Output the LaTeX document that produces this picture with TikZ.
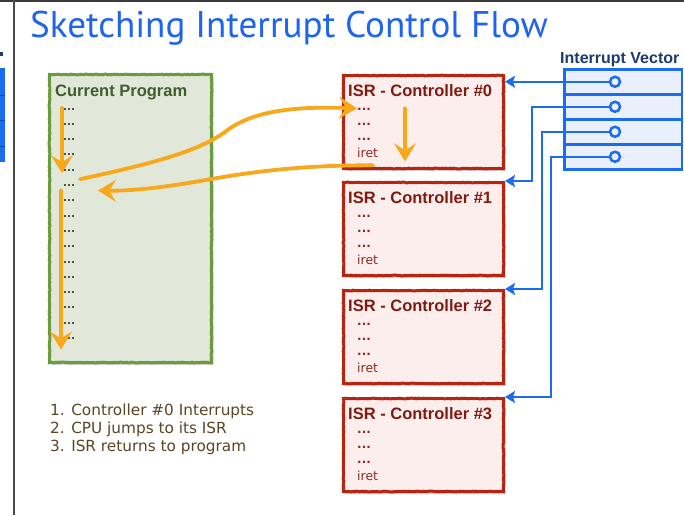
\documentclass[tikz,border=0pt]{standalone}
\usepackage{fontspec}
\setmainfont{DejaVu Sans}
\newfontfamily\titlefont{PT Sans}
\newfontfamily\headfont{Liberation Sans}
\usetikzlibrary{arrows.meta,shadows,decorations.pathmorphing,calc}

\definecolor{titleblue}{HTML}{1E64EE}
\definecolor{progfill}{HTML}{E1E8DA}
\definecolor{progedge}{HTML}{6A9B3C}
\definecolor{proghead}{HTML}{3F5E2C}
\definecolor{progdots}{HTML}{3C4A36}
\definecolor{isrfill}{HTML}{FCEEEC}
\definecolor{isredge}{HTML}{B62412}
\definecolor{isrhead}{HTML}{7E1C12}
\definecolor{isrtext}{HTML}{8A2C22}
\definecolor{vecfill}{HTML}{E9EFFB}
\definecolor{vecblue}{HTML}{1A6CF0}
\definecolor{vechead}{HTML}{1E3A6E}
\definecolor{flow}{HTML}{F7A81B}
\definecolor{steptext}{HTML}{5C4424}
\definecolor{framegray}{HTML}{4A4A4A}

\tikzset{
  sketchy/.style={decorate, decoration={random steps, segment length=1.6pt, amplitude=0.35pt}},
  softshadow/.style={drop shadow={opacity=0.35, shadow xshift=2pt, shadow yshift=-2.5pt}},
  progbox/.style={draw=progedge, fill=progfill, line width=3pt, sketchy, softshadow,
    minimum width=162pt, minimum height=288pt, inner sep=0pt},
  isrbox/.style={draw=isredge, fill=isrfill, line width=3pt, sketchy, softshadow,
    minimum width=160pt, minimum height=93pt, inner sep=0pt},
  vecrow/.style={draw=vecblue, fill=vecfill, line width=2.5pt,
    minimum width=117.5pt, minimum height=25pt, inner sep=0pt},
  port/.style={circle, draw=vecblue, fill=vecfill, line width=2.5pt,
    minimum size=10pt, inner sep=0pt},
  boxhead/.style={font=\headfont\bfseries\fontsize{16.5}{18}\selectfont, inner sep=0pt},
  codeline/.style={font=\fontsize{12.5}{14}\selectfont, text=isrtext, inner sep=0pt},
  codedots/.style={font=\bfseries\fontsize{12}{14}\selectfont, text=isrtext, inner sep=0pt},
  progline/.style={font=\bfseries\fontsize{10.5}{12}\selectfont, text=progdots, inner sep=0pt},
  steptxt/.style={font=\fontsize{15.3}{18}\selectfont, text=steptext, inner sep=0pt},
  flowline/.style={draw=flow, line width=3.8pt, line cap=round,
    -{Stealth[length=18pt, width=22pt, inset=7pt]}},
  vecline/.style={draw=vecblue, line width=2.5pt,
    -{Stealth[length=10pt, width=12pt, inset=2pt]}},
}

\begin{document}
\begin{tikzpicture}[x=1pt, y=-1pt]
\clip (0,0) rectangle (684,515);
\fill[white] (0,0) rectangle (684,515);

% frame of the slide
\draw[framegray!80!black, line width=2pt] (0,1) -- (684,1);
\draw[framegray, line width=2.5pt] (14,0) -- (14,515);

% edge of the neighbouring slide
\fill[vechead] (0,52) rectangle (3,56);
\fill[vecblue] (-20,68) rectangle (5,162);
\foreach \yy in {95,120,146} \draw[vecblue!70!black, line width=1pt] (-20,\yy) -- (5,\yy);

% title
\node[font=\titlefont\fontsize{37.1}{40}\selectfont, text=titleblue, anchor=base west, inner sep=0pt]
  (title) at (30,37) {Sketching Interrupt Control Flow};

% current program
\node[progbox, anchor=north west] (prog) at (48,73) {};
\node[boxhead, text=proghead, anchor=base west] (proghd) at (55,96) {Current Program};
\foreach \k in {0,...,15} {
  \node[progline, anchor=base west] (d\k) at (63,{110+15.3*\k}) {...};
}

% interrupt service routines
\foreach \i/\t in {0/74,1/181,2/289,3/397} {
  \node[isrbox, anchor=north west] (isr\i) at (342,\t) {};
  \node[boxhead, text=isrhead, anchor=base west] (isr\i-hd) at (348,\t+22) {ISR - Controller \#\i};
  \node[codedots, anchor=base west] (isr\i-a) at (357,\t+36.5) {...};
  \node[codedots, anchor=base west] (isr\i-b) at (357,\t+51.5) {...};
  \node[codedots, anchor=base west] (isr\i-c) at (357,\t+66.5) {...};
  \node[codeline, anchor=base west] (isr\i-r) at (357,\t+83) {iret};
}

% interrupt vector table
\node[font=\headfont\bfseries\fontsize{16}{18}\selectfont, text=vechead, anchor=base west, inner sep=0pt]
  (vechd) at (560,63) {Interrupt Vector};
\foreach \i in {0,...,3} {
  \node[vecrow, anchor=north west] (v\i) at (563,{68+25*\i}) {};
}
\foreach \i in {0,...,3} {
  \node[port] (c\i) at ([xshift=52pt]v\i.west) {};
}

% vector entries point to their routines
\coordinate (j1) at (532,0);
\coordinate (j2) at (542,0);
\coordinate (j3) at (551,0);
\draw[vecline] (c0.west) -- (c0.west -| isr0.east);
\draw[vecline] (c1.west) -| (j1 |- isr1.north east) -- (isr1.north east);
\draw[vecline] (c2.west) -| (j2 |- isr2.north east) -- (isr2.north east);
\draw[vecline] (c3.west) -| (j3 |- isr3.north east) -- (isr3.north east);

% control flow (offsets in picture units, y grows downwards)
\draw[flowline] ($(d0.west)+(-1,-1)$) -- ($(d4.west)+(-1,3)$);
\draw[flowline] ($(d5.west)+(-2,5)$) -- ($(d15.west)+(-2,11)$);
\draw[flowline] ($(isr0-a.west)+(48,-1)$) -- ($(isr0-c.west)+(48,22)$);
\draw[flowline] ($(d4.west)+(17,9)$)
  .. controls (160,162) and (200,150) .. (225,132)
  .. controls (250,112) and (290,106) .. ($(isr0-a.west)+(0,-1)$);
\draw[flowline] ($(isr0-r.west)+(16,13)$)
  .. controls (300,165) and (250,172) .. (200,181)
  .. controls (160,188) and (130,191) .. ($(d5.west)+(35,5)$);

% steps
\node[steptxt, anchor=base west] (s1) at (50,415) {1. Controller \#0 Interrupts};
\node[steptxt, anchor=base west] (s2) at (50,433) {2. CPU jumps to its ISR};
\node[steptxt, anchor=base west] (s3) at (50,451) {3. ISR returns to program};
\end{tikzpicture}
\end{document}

· · · ·

* _PROBLEM REQUIREMENTS_:
Repeat the data exactly, dropping every picture it holds.

* _PROBLEM SOLUTION_:
Output the LaTeX document that produces this picture with TikZ.
\documentclass[tikz,border=0pt]{standalone}
\usepackage{fontspec}
\setmainfont{DejaVu Sans}
\newfontfamily\titlefont{PT Sans}
\newfontfamily\headfont{Liberation Sans}
\usetikzlibrary{arrows.meta,shadows,decorations.pathmorphing,calc}

\definecolor{titleblue}{HTML}{1E64EE}
\definecolor{progfill}{HTML}{E1E8DA}
\definecolor{progedge}{HTML}{6A9B3C}
\definecolor{proghead}{HTML}{3F5E2C}
\definecolor{progdots}{HTML}{3C4A36}
\definecolor{isrfill}{HTML}{FCEEEC}
\definecolor{isredge}{HTML}{B62412}
\definecolor{isrhead}{HTML}{7E1C12}
\definecolor{isrtext}{HTML}{8A2C22}
\definecolor{vecfill}{HTML}{E9EFFB}
\definecolor{vecblue}{HTML}{1A6CF0}
\definecolor{vechead}{HTML}{1E3A6E}
\definecolor{flow}{HTML}{F7A81B}
\definecolor{steptext}{HTML}{5C4424}
\definecolor{framegray}{HTML}{4A4A4A}

\tikzset{
  sketchy/.style={decorate, decoration={random steps, segment length=1.6pt, amplitude=0.35pt}},
  softshadow/.style={drop shadow={opacity=0.35, shadow xshift=2pt, shadow yshift=-2.5pt}},
  progbox/.style={draw=progedge, fill=progfill, line width=3pt, sketchy, softshadow,
    minimum width=162pt, minimum height=288pt, inner sep=0pt},
  isrbox/.style={draw=isredge, fill=isrfill, line width=3pt, sketchy, softshadow,
    minimum width=160pt, minimum height=93pt, inner sep=0pt},
  vecrow/.style={draw=vecblue, fill=vecfill, line width=2.5pt,
    minimum width=117.5pt, minimum height=25pt, inner sep=0pt},
  port/.style={circle, draw=vecblue, fill=vecfill, line width=2.5pt,
    minimum size=10pt, inner sep=0pt},
  boxhead/.style={font=\headfont\bfseries\fontsize{16.5}{18}\selectfont, inner sep=0pt},
  codeline/.style={font=\fontsize{12.5}{14}\selectfont, text=isrtext, inner sep=0pt},
  codedots/.style={font=\bfseries\fontsize{12}{14}\selectfont, text=isrtext, inner sep=0pt},
  progline/.style={font=\bfseries\fontsize{10.5}{12}\selectfont, text=progdots, inner sep=0pt},
  steptxt/.style={font=\fontsize{15.3}{18}\selectfont, text=steptext, inner sep=0pt},
  flowline/.style={draw=flow, line width=3.8pt, line cap=round,
    -{Stealth[length=18pt, width=22pt, inset=7pt]}},
  vecline/.style={draw=vecblue, line width=2.5pt,
    -{Stealth[length=10pt, width=12pt, inset=2pt]}},
}

\begin{document}
\begin{tikzpicture}[x=1pt, y=-1pt]
\clip (0,0) rectangle (684,515);
\fill[white] (0,0) rectangle (684,515);

% frame of the slide
\draw[framegray!80!black, line width=2pt] (0,1) -- (684,1);
\draw[framegray, line width=2.5pt] (14,0) -- (14,515);

% edge of the neighbouring slide
\fill[vechead] (0,52) rectangle (3,56);
\fill[vecblue] (-20,68) rectangle (5,162);
\foreach \yy in {95,120,146} \draw[vecblue!70!black, line width=1pt] (-20,\yy) -- (5,\yy);

% title
\node[font=\titlefont\fontsize{37.1}{40}\selectfont, text=titleblue, anchor=base west, inner sep=0pt]
  (title) at (30,37) {Sketching Interrupt Control Flow};

% current program
\node[progbox, anchor=north west] (prog) at (48,73) {};
\node[boxhead, text=proghead, anchor=base west] (proghd) at (55,96) {Current Program};
\foreach \k in {0,...,15} {
  \node[progline, anchor=base west] (d\k) at (63,{110+15.3*\k}) {...};
}

% interrupt service routines
\foreach \i/\t in {0/74,1/181,2/289,3/397} {
  \node[isrbox, anchor=north west] (isr\i) at (342,\t) {};
  \node[boxhead, text=isrhead, anchor=base west] (isr\i-hd) at (348,\t+22) {ISR - Controller \#\i};
  \node[codedots, anchor=base west] (isr\i-a) at (357,\t+36.5) {...};
  \node[codedots, anchor=base west] (isr\i-b) at (357,\t+51.5) {...};
  \node[codedots, anchor=base west] (isr\i-c) at (357,\t+66.5) {...};
  \node[codeline, anchor=base west] (isr\i-r) at (357,\t+83) {iret};
}

% interrupt vector table
\node[font=\headfont\bfseries\fontsize{16}{18}\selectfont, text=vechead, anchor=base west, inner sep=0pt]
  (vechd) at (560,63) {Interrupt Vector};
\foreach \i in {0,...,3} {
  \node[vecrow, anchor=north west] (v\i) at (563,{68+25*\i}) {};
}
\foreach \i in {0,...,3} {
  \node[port] (c\i) at ([xshift=52pt]v\i.west) {};
}

% vector entries point to their routines
\coordinate (j1) at (532,0);
\coordinate (j2) at (542,0);
\coordinate (j3) at (551,0);
\draw[vecline] (c0.west) -- (c0.west -| isr0.east);
\draw[vecline] (c1.west) -| (j1 |- isr1.north east) -- (isr1.north east);
\draw[vecline] (c2.west) -| (j2 |- isr2.north east) -- (isr2.north east);
\draw[vecline] (c3.west) -| (j3 |- isr3.north east) -- (isr3.north east);

% control flow (offsets in picture units, y grows downwards)
\draw[flowline] ($(d0.west)+(-1,-1)$) -- ($(d4.west)+(-1,3)$);
\draw[flowline] ($(d5.west)+(-2,5)$) -- ($(d15.west)+(-2,11)$);
\draw[flowline] ($(isr0-a.west)+(48,-1)$) -- ($(isr0-c.west)+(48,22)$);
\draw[flowline] ($(d4.west)+(17,9)$)
  .. controls (160,162) and (200,150) .. (225,132)
  .. controls (250,112) and (290,106) .. ($(isr0-a.west)+(0,-1)$);
\draw[flowline] ($(isr0-r.west)+(16,13)$)
  .. controls (300,165) and (250,172) .. (200,181)
  .. controls (160,188) and (130,191) .. ($(d5.west)+(35,5)$);

% steps
\node[steptxt, anchor=base west] (s1) at (50,415) {1. Controller \#0 Interrupts};
\node[steptxt, anchor=base west] (s2) at (50,433) {2. CPU jumps to its ISR};
\node[steptxt, anchor=base west] (s3) at (50,451) {3. ISR returns to program};
\end{tikzpicture}
\end{document}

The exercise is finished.